Given entries:
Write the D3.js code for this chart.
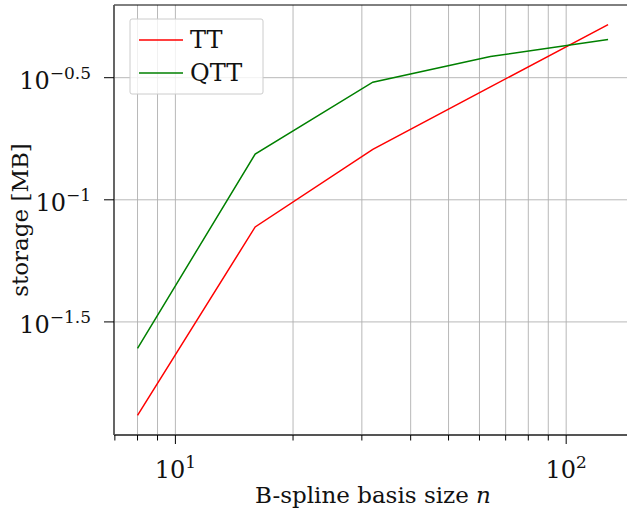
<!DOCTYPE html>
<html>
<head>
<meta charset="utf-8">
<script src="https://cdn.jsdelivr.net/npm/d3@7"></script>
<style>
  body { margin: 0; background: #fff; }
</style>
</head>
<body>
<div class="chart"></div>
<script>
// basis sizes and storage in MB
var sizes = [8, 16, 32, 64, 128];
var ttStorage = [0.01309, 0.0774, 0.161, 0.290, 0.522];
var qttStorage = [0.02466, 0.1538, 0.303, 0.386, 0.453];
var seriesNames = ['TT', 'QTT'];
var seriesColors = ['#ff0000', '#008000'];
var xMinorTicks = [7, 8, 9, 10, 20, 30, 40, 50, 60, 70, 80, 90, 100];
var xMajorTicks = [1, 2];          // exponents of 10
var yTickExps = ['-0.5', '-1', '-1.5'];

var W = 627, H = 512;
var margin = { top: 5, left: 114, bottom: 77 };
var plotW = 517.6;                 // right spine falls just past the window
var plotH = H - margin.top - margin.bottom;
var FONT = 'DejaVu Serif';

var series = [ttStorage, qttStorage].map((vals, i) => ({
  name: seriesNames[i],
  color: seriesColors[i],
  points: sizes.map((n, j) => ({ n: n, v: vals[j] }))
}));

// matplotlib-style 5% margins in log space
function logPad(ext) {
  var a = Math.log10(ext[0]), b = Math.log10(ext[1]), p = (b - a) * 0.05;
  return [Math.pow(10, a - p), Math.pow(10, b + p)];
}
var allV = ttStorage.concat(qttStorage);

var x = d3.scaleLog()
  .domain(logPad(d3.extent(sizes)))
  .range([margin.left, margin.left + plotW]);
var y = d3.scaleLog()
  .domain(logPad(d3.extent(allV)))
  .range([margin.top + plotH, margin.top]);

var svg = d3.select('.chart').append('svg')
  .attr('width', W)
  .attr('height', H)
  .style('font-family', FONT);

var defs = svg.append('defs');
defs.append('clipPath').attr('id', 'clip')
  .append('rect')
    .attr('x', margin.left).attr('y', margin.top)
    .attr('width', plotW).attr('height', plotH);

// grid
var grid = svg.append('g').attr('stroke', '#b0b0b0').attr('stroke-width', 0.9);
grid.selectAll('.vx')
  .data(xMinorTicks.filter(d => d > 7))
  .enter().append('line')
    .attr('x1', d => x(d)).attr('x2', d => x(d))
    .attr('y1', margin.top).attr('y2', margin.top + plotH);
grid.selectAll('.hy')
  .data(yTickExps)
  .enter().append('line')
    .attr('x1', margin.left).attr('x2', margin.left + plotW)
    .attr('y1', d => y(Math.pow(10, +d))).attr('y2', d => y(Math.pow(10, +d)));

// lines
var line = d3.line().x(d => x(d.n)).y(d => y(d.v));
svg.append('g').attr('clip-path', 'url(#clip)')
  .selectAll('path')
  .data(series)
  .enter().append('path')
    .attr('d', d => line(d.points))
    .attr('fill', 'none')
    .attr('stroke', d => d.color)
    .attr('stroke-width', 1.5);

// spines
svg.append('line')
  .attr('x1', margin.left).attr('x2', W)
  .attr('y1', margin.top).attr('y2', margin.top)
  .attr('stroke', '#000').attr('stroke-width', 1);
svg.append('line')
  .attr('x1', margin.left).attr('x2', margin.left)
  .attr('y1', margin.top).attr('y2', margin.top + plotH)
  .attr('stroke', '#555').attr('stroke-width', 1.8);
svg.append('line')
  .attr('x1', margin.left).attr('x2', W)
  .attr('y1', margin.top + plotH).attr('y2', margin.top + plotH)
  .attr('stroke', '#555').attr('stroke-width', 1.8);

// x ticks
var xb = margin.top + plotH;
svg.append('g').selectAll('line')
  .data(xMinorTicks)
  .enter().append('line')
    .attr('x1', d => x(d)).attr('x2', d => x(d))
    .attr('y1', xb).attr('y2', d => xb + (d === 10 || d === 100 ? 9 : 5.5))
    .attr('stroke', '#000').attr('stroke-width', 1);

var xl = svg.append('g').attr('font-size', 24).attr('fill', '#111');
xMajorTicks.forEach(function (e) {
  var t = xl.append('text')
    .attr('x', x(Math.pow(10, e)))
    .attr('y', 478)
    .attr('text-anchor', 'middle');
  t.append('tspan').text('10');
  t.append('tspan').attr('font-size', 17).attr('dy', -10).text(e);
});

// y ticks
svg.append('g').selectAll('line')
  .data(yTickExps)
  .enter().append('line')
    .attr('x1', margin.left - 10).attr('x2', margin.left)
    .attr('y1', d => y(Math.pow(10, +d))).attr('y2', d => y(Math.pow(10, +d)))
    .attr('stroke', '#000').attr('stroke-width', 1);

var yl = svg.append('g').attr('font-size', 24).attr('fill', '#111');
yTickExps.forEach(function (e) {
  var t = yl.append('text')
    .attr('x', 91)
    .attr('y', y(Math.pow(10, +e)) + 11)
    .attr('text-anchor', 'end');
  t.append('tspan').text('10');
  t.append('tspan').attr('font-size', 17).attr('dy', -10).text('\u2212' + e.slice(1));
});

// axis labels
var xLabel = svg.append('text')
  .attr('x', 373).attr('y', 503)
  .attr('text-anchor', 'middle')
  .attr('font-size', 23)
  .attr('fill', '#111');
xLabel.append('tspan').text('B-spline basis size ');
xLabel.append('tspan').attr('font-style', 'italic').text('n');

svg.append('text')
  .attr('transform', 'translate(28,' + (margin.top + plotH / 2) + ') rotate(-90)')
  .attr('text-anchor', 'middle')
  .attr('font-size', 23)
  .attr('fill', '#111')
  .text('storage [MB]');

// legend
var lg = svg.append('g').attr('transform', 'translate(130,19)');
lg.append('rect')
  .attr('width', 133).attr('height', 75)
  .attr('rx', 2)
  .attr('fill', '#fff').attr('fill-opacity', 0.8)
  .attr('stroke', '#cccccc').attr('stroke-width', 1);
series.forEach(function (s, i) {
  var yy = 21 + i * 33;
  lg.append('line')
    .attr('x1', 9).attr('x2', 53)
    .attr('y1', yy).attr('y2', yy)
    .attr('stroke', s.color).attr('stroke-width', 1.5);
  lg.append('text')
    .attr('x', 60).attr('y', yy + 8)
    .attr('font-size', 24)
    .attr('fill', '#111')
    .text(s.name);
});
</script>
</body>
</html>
---
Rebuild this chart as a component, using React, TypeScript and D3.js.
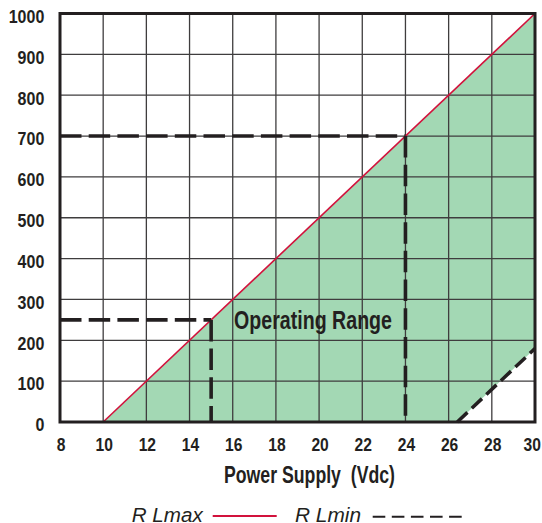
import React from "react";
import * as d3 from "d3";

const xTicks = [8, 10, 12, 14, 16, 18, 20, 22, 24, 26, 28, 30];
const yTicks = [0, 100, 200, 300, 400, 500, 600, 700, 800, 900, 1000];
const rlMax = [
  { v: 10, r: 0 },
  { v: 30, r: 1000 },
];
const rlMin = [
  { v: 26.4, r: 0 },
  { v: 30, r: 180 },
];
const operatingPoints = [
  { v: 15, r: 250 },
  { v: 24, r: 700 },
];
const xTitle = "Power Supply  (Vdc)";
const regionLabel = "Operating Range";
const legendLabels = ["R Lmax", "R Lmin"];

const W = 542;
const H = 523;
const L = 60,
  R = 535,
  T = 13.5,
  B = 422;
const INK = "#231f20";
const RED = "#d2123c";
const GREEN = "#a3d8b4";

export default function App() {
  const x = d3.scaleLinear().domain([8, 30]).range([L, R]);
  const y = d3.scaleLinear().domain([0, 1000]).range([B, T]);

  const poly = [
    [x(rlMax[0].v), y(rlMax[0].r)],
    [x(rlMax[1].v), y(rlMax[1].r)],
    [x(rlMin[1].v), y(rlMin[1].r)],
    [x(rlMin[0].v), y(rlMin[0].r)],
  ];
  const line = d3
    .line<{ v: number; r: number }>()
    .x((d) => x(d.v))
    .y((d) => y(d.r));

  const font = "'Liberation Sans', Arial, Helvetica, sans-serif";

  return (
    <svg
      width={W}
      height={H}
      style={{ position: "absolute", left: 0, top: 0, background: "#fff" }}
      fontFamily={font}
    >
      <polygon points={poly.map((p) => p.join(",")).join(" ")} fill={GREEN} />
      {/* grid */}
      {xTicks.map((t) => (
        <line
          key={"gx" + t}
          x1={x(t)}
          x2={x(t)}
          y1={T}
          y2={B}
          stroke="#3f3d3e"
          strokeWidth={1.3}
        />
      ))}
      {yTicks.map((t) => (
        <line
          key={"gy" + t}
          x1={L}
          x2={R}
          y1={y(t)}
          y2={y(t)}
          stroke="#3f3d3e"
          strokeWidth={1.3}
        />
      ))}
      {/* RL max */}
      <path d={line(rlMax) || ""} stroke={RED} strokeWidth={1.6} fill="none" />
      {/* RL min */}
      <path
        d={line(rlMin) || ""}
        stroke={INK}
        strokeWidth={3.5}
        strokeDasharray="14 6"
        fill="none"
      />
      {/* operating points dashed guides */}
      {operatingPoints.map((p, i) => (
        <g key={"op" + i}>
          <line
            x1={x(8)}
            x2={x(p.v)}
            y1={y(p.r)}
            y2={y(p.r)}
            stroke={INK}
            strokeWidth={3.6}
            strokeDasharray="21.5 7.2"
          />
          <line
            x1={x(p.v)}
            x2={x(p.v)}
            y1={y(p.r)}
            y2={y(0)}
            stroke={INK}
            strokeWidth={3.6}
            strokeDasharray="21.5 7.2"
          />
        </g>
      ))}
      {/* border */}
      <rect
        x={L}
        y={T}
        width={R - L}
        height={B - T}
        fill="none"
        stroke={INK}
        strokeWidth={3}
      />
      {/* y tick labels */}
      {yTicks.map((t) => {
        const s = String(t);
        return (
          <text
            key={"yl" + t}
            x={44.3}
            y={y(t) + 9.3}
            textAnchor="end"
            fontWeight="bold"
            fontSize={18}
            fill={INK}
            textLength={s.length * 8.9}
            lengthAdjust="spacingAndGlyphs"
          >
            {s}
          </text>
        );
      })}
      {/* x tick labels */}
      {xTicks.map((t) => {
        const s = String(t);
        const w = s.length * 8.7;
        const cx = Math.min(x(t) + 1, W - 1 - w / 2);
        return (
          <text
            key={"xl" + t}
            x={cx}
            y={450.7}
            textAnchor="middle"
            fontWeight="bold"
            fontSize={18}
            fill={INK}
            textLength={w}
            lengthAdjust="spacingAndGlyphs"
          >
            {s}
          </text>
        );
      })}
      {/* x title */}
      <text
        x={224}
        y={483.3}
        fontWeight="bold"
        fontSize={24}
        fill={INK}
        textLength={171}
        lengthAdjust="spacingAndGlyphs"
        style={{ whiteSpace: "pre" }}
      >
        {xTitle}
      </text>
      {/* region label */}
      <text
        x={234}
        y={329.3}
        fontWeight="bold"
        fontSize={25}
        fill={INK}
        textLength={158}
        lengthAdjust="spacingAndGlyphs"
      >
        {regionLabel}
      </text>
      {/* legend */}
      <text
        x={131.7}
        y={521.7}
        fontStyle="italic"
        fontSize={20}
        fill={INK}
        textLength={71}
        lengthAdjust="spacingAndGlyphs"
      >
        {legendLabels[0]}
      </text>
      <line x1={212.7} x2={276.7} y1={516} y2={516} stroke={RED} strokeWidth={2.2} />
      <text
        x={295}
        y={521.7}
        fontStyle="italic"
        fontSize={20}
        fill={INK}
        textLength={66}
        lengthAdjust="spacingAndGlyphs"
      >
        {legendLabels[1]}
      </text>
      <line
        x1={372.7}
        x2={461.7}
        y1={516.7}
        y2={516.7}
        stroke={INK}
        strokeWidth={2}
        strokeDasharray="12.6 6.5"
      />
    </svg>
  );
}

Work to complete: Nothing but the lines from the one containing "Rebuild this chart" through the one containing "const y = d3.scaleLinear().domain([0, 1000]).range([B, T]);" should be written out, exactly and with both ends. Pictures are left out.

Complete answer:
Rebuild this chart as a component, using React, TypeScript and D3.js.
import React from "react";
import * as d3 from "d3";

const xTicks = [8, 10, 12, 14, 16, 18, 20, 22, 24, 26, 28, 30];
const yTicks = [0, 100, 200, 300, 400, 500, 600, 700, 800, 900, 1000];
const rlMax = [
  { v: 10, r: 0 },
  { v: 30, r: 1000 },
];
const rlMin = [
  { v: 26.4, r: 0 },
  { v: 30, r: 180 },
];
const operatingPoints = [
  { v: 15, r: 250 },
  { v: 24, r: 700 },
];
const xTitle = "Power Supply  (Vdc)";
const regionLabel = "Operating Range";
const legendLabels = ["R Lmax", "R Lmin"];

const W = 542;
const H = 523;
const L = 60,
  R = 535,
  T = 13.5,
  B = 422;
const INK = "#231f20";
const RED = "#d2123c";
const GREEN = "#a3d8b4";

export default function App() {
  const x = d3.scaleLinear().domain([8, 30]).range([L, R]);
  const y = d3.scaleLinear().domain([0, 1000]).range([B, T]);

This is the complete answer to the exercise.